RICHMOND, JAN. 27 -- The Virginia General Assembly this session will consider far-reaching legislation to improve child support collections, including taking support payments directly out of the paychecks of noncustodial parents and making it easier to establish paternity in court proceedings.
The state's welfare costs would be reduced by an estimated $10 million to $15 million a year if the proposals introduced this week are approved, according to state officials.
"People simply don't have the will to pay. It's not lack of ability to pay," said Harry W. Wiggins, who became director of the division of child support enforcement last year. At any one time, about 85 percent of support payments are delinquent, he said today.
The state's child support system has a history of problems, with a poor record of collecting and distributing child support payments, and has been ordered by the federal government to make improvements to reduce welfare costs. Many children would not be on Virginia's welfare rolls if paternity had been determined and child support collected, state officials said this week.
Gov. Gerald L. Baliles' administration has recommended omnibus legislation aimed at speeding up the process of establishing paternity, reducing appeal time, and giving officials more tools to collect payments.
Most of the governor's package was introduced on Tuesday -- the deadline for bills to be filed -- by Sen. Edward M. Holland (D-Arlington), chairman of the Senate Courts of Justice Committee.
The proposal would require that all support payments be withheld from the noncustodial parent's paycheck as soon as the order is entered. This would not affect about 240,000 current cases, Wiggins said. Under current law, a noncustodial parent must be at least 30 days delinquent in payments before the withholding process begins.
Three states require immediate withholding on the paychecks of parents liable for child support, Wiggins said.
Other parts of the legislation would give Virginia access to financial records, such as bank accounts, individual retirement accounts and stocks and bonds, to determine potential sources of child support.
A separate measure proposed by the Baliles administration, expected to be among the most controversial of the package, would reduce the standard required for establishing paternity from "beyond a reasonable doubt" to "clear and convincing evidence."
That bill was introduced by Del.
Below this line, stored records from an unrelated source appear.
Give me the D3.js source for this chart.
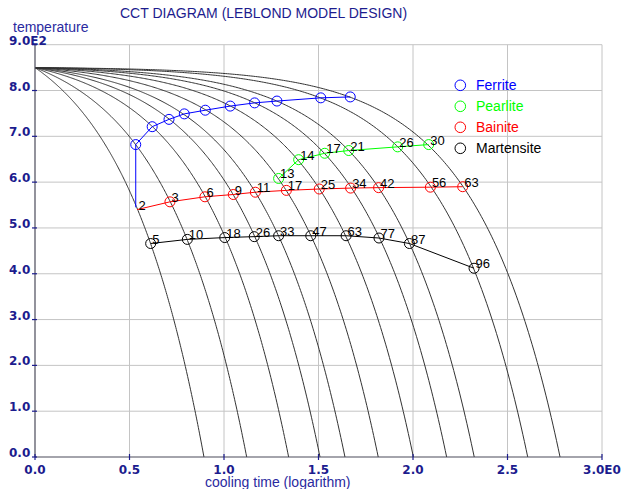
<!DOCTYPE html>
<html><head><meta charset="utf-8">
<script src="https://cdn.jsdelivr.net/npm/d3@7"></script>
<style>body{margin:0;background:#fff}svg{display:block}</style>
</head><body>
<svg id="c" width="629" height="489"></svg>
<script>
// ---- data ----
const startTemp = 850;
// log10 of cooling time at which each cooling curve reaches 0 °C
const coolingEnds = [0.894, 1.12, 1.342, 1.508, 1.64, 1.816, 2.002, 2.178, 2.324, 2.607, 2.778];

const ferriteX = [0.533, 0.533, 0.620, 0.709, 0.790, 0.901, 1.033, 1.162, 1.280, 1.512, 1.668];
const ferriteT = [545, 682, 721, 737, 749, 757, 766, 773, 777, 784, 786];
const ferriteMarked = [false, true, true, true, true, true, true, true, true, true, true];

const pearliteX = [1.289, 1.395, 1.533, 1.660, 1.919, 2.083];
const pearliteT = [608, 649, 663, 669, 677, 682];
const pearliteLabels = ["13", "14", "17", "21", "26", "30"];

const bainiteX = [0.540, 0.714, 0.899, 1.049, 1.166, 1.330, 1.504, 1.670, 1.818, 2.092, 2.263];
const bainiteT = [540, 557, 568, 573, 578, 582, 585, 587, 588, 589, 590];
const bainiteLabels = ["2", "3", "6", "9", "11", "17", "25", "34", "42", "56", "63"];
const bainiteMarked = [false, true, true, true, true, true, true, true, true, true, true];

const martensiteX = [0.612, 0.806, 1.004, 1.160, 1.289, 1.459, 1.646, 1.820, 1.981, 2.323];
const martensiteT = [466, 475, 479, 481, 483, 483, 483, 478, 466, 412];
const martensiteLabels = ["5", "10", "18", "26", "33", "47", "63", "77", "87", "96"];

const legendNames = ["Ferrite", "Pearlite", "Bainite", "Martensite"];
const legendColors = ["#0000ff", "#00ff00", "#ff0000", "#000000"];

const xTicks = [0, 0.5, 1, 1.5, 2, 2.5, 3];
const xTickLabels = ["0.0", "0.5", "1.0", "1.5", "2.0", "2.5", "3.0E0"];
const yTicks = [0, 100, 200, 300, 400, 500, 600, 700, 800, 900];
const yTickLabels = ["0.0", "1.0", "2.0", "3.0", "4.0", "5.0", "6.0", "7.0", "8.0", "9.0E2"];

// ---- drawing ----
const svg = d3.select("#c");
const x = d3.scaleLinear().domain([0, 3]).range([35, 602]);
const y = d3.scaleLinear().domain([0, 900]).range([457, 44.7]);
const navy = "#1c1c8e";
const font = "'Liberation Sans', Arial, sans-serif";

// grid
svg.append("g").selectAll("line").data(xTicks.slice(1)).join("line")
  .attr("x1", d => x(d)).attr("x2", d => x(d)).attr("y1", y(0)).attr("y2", y(900))
  .attr("stroke", "#c4c4c4").attr("stroke-width", 1);
svg.append("g").selectAll("line").data(yTicks.slice(1)).join("line")
  .attr("y1", d => y(d)).attr("y2", d => y(d)).attr("x1", x(0)).attr("x2", x(3))
  .attr("stroke", "#c4c4c4").attr("stroke-width", 1);

// clip
svg.append("clipPath").attr("id", "clip").append("rect")
  .attr("x", x(0)).attr("y", y(900)).attr("width", x(3) - x(0)).attr("height", y(0) - y(900));

// cooling curves
const curveLine = d3.line().x(d => x(d[0])).y(d => y(d[1]));
const gc = svg.append("g").attr("clip-path", "url(#clip)");
coolingEnds.forEach(xe => {
  const tEnd = Math.pow(10, xe) - 1;
  const pts = d3.range(0, 301).map(i => {
    const lx = xe * i / 300;
    return [lx, startTemp * (1 - (Math.pow(10, lx) - 1) / tEnd)];
  });
  gc.append("path").attr("d", curveLine(pts)).attr("fill", "none")
    .attr("stroke", "#333").attr("stroke-width", 1);
});

// axes
svg.append("line").attr("x1", x(0)).attr("x2", x(0)).attr("y1", y(0)).attr("y2", y(900))
  .attr("stroke", "#4a4a5a").attr("stroke-width", 1.2);
svg.append("line").attr("x1", x(0)).attr("x2", x(3)).attr("y1", y(0)).attr("y2", y(0))
  .attr("stroke", "#4a4a5a").attr("stroke-width", 1.2);
svg.append("g").selectAll("line").data(yTicks).join("line")
  .attr("x1", x(0) - 3).attr("x2", x(0) + 2).attr("y1", d => y(d)).attr("y2", d => y(d))
  .attr("stroke", navy).attr("stroke-width", 1.2);
svg.append("g").selectAll("line").data(xTicks).join("line")
  .attr("x1", d => x(d)).attr("x2", d => x(d)).attr("y1", y(0) - 3).attr("y2", y(0) + 3)
  .attr("stroke", navy).attr("stroke-width", 1.2);

svg.append("g").selectAll("text").data(yTicks).join("text")
  .attr("x", 9).attr("y", d => y(d))
  .attr("font-family", "'DejaVu Sans', sans-serif").attr("font-weight", "bold").attr("font-size", 12)
  .attr("fill", navy).text((d, i) => yTickLabels[i]);
svg.append("g").selectAll("text").data(xTicks).join("text")
  .attr("x", d => x(d)).attr("y", 474).attr("text-anchor", "middle")
  .attr("font-family", "'DejaVu Sans', sans-serif").attr("font-weight", "bold").attr("font-size", 12)
  .attr("fill", navy).text((d, i) => xTickLabels[i]);

// titles
svg.append("text").attr("x", 120).attr("y", 18).attr("font-family", font).attr("font-size", 14)
  .attr("fill", navy).text("CCT DIAGRAM (LEBLOND MODEL DESIGN)");
svg.append("text").attr("x", 13).attr("y", 32).attr("font-family", font).attr("font-size", 14)
  .attr("fill", "#2a2aa0").text("temperature");
svg.append("text").attr("x", 205).attr("y", 487).attr("font-family", font).attr("font-size", 14)
  .attr("fill", "#2a2aa0").text("cooling time (logarithm)");

// series
function drawSeries(xs, ts, color, marked, labels) {
  const pts = xs.map((v, i) => [v, ts[i]]);
  svg.append("path").attr("d", curveLine(pts)).attr("fill", "none")
    .attr("stroke", color).attr("stroke-width", 1);
  const g = svg.append("g");
  pts.forEach((p, i) => {
    if (!marked || marked[i]) {
      g.append("circle").attr("cx", x(p[0])).attr("cy", y(p[1])).attr("r", 5)
        .attr("fill", "none").attr("stroke", color).attr("stroke-width", 1);
    }
    if (labels) {
      g.append("text").attr("x", x(p[0]) + 1.5).attr("y", y(p[1]))
        .attr("font-family", font).attr("font-size", 13).attr("fill", "#000").text(labels[i]);
    }
  });
}
drawSeries(ferriteX, ferriteT, legendColors[0], ferriteMarked, null);
drawSeries(pearliteX, pearliteT, legendColors[1], null, pearliteLabels);
drawSeries(bainiteX, bainiteT, legendColors[2], bainiteMarked, bainiteLabels);
drawSeries(martensiteX, martensiteT, legendColors[3], null, martensiteLabels);

// legend
const lg = svg.append("g");
legendNames.forEach((n, i) => {
  const cy = 85.3 + i * 21;
  lg.append("circle").attr("cx", 460.3).attr("cy", cy).attr("r", 5.3)
    .attr("fill", "none").attr("stroke", legendColors[i]).attr("stroke-width", 1);
  lg.append("text").attr("x", 476).attr("y", cy + 5).attr("font-family", font).attr("font-size", 14)
    .attr("fill", legendColors[i]).text(n);
});
</script>
</body></html>
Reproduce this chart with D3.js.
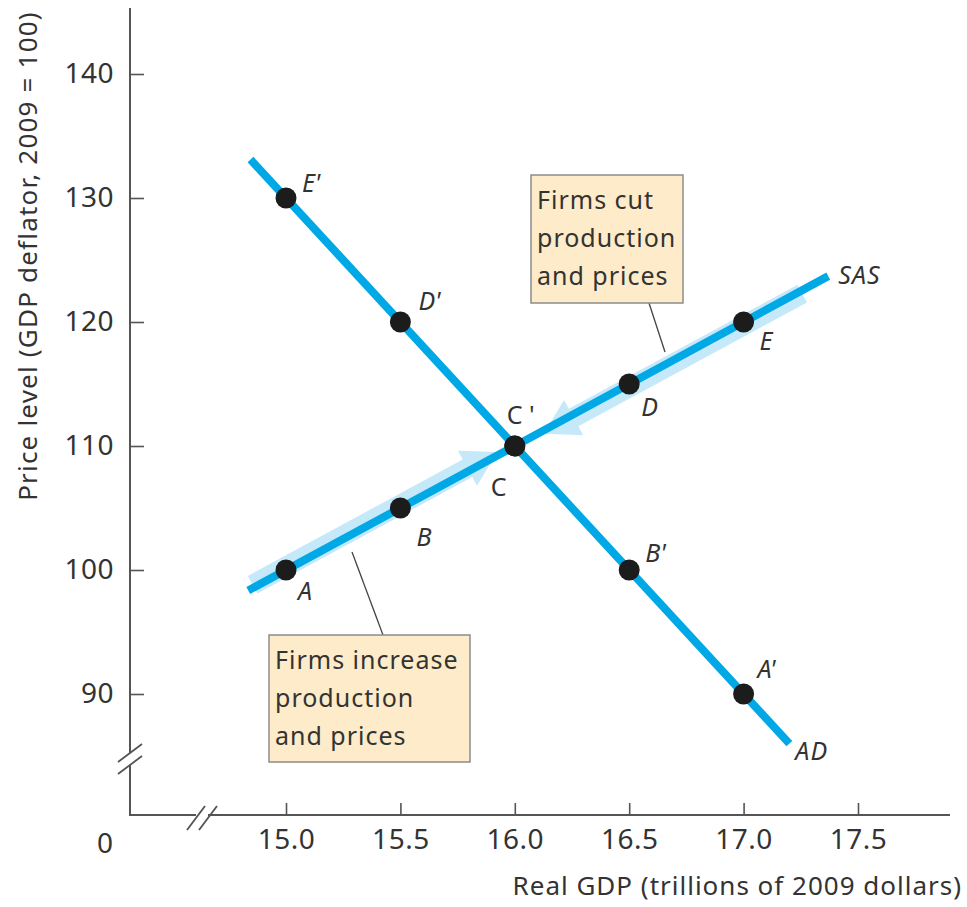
<!DOCTYPE html>
<html><head><meta charset="utf-8">
<script src="https://cdn.jsdelivr.net/npm/d3@7/dist/d3.min.js"></script>
<style>
body{margin:0;background:#fff;}
svg{display:block;}
text{font-family:"Noto Sans",Lato,sans-serif;fill:#333;}
</style></head>
<body>
<svg id="c" width="967" height="907"></svg>
<script>
// ---- data ----
const xTicks = [15.0, 15.5, 16.0, 16.5, 17.0, 17.5];
const yTicks = [90, 100, 110, 120, 130, 140];
const sasPoints = [
  {name:"A", x:15.0, y:100},
  {name:"B", x:15.5, y:105},
  {name:"C", x:16.0, y:110},
  {name:"D", x:16.5, y:115},
  {name:"E", x:17.0, y:120}
];
const adPoints = [
  {name:"E'", x:15.0, y:130},
  {name:"D'", x:15.5, y:120},
  {name:"C '", x:16.0, y:110},
  {name:"B'", x:16.5, y:100},
  {name:"A'", x:17.0, y:90}
];
const sasLine = [{x:14.835, y:98.35},{x:17.37, y:123.7}];
const adLine = [{x:14.845, y:133.1},{x:17.2, y:86.0}];
const bandUp = [{x:14.86, y:98.6},{x:15.93, y:109.3}];   // firms increase
const bandDown = [{x:17.25, y:122.5},{x:16.12, y:111.2}]; // firms cut
const notes = [
  {lines:["Firms cut","production","and prices"]},
  {lines:["Firms increase","production","and prices"]}
];

// ---- layout ----
const svg = d3.select("#c");
const x = d3.scaleLinear().domain([15, 17.5]).range([286, 858]);
const y = d3.scaleLinear().domain([90, 140]).range([694, 74]);
const axisX0 = 130, axisY0 = 815;
const axisCol = "#555";
const blue = "#00a9e6", light = "#c6e9fa";

// axes
const gy = svg.append("g").attr("transform",`translate(${axisX0},0)`)
  .call(d3.axisLeft(y).tickValues(yTicks).tickFormat(d3.format("d")).tickSize(-14).tickPadding(16));
const gx = svg.append("g").attr("transform",`translate(0,${axisY0})`)
  .call(d3.axisBottom(x).tickValues(xTicks).tickFormat(d3.format(".1f")).tickSize(-12).tickPadding(14));
[gx,gy].forEach(g=>{
  g.select(".domain").remove();
  g.selectAll("line").attr("stroke",axisCol).attr("stroke-width",1.6);
  g.selectAll("text").attr("font-size",28).attr("fill","#333").attr("font-family",null).attr("letter-spacing",0.5);
});
// axis lines
svg.append("path").attr("d",`M${axisX0},8V${axisY0}H950`).attr("fill","none").attr("stroke",axisCol).attr("stroke-width",2);
// breaks
function brk(cx,cy,vertical){
  const g = svg.append("g");
  if(vertical){
    g.append("rect").attr("x",cx-4).attr("y",cy-6).attr("width",8).attr("height",12).attr("fill","#fff");
    [-6,6].forEach(o=>g.append("line").attr("x1",cx-12).attr("y1",cy+o+9).attr("x2",cx+12).attr("y2",cy+o-9).attr("stroke",axisCol).attr("stroke-width",1.8));
  } else {
    g.append("rect").attr("x",cx-6).attr("y",cy-4).attr("width",12).attr("height",8).attr("fill","#fff");
    [-6,6].forEach(o=>g.append("line").attr("x1",cx+o-9).attr("y1",cy+12).attr("x2",cx+o+9).attr("y2",cy-12).attr("stroke",axisCol).attr("stroke-width",1.8));
  }
}
brk(axisX0,759,true);
brk(202,818,false);
svg.append("text").attr("x",105).attr("y",853).attr("text-anchor","middle").attr("font-size",28).text("0");

// axis titles
svg.append("text").attr("x",962).attr("y",895).attr("text-anchor","end").attr("font-size",26).attr("letter-spacing",1).text("Real GDP (trillions of 2009 dollars)");
svg.append("text").attr("transform","translate(37,256) rotate(-90)").attr("text-anchor","middle").attr("font-size",26).attr("letter-spacing",1.2).text("Price level (GDP deflator, 2009 = 100)");

// bands with arrows
function band(seg, off){
  const p0=[x(seg[0].x),y(seg[0].y)], p1=[x(seg[1].x),y(seg[1].y)];
  const dx=p1[0]-p0[0], dy=p1[1]-p0[1], L=Math.hypot(dx,dy);
  const ux=dx/L, uy=dy/L, nx=-uy, ny=ux; // normal
  const hw=10, hl=34, hh=20;
  const c0=[p0[0]+nx*off,p0[1]+ny*off], c1=[p1[0]+nx*off,p1[1]+ny*off];
  const b=[c1[0]-ux*hl,c1[1]-uy*hl];
  const pts=[
    [c0[0]+nx*hw,c0[1]+ny*hw],[b[0]+nx*hw,b[1]+ny*hw],[b[0]+nx*hh,b[1]+ny*hh],
    [c1[0],c1[1]],
    [b[0]-nx*hh,b[1]-ny*hh],[b[0]-nx*hw,b[1]-ny*hw],[c0[0]-nx*hw,c0[1]-ny*hw]
  ];
  svg.append("polygon").attr("points",pts.map(p=>p.join(",")).join(" ")).attr("fill",light);
}
band(bandUp,-3);
band(bandDown,-3);

// curves
const line = d3.line().x(d=>x(d.x)).y(d=>y(d.y));
svg.append("path").datum(adLine).attr("d",line).attr("stroke",blue).attr("stroke-width",8).attr("fill","none");
svg.append("path").datum(sasLine).attr("d",line).attr("stroke",blue).attr("stroke-width",8).attr("fill","none");

// points
svg.selectAll("circle.p").data(sasPoints.concat(adPoints)).join("circle")
  .attr("cx",d=>x(d.x)).attr("cy",d=>y(d.y)).attr("r",10.5).attr("fill","#1c1c1c");

// point labels
const offs = {"A":[12,30],"B":[16,38],"C":[-24,50],"D":[12,32],"E":[16,28],
  "E'":[16,-6],"D'":[18,-12],"C '":[-8,-22],"B'":[16,-8],"A'":[14,-16]};
svg.selectAll("text.pl").data(sasPoints.concat(adPoints)).join("text")
  .attr("x",d=>x(d.x)+offs[d.name][0]).attr("y",d=>y(d.y)+offs[d.name][1])
  .attr("font-size",25).attr("font-style",d=>d.name==="C"||d.name==="C '"?"normal":"italic")
  .text(d=>d.name);
svg.append("text").attr("x",x(17.37)+10).attr("y",y(123.7)+8).attr("font-size",25).attr("font-style","italic").attr("letter-spacing",1).text("SAS");
svg.append("text").attr("x",x(17.2)+6).attr("y",y(86)+16).attr("font-size",25).attr("font-style","italic").attr("letter-spacing",1).text("AD");

// annotation boxes
function note(n,bx,by,bw,bh,lx1,ly1,lx2,ly2){
  svg.append("line").attr("x1",lx1).attr("y1",ly1).attr("x2",lx2).attr("y2",ly2).attr("stroke","#444").attr("stroke-width",1.3);
  svg.append("rect").attr("x",bx).attr("y",by).attr("width",bw).attr("height",bh).attr("fill","#fdebc9").attr("stroke","#8c8c8c").attr("stroke-width",1.5);
  n.lines.forEach((t,i)=>svg.append("text").attr("x",bx+6).attr("y",by+34+i*38).attr("font-size",25).attr("letter-spacing",1).text(t));
}
note(notes[0],531,175,152,128,649,303,665,352);
note(notes[1],269,635,201,127,352,552,383,635);
</script>
</body></html>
John G. (Chip) Dicks III (D-Chesterfield).
"A lot of people are on welfare because we can't establish paternity," said Secretary of Human Resources Eva S. Teig, whose department oversees the child support enforcement division.
Wiggins said that paternity needs to be established for more than 60,000 Virginia children, or 62 percent of those children on welfare.
The federal government has told the state it will lose federal funding under Aid to Families with Dependent Children unless it establishes paternity in at least 75 percent of these cases.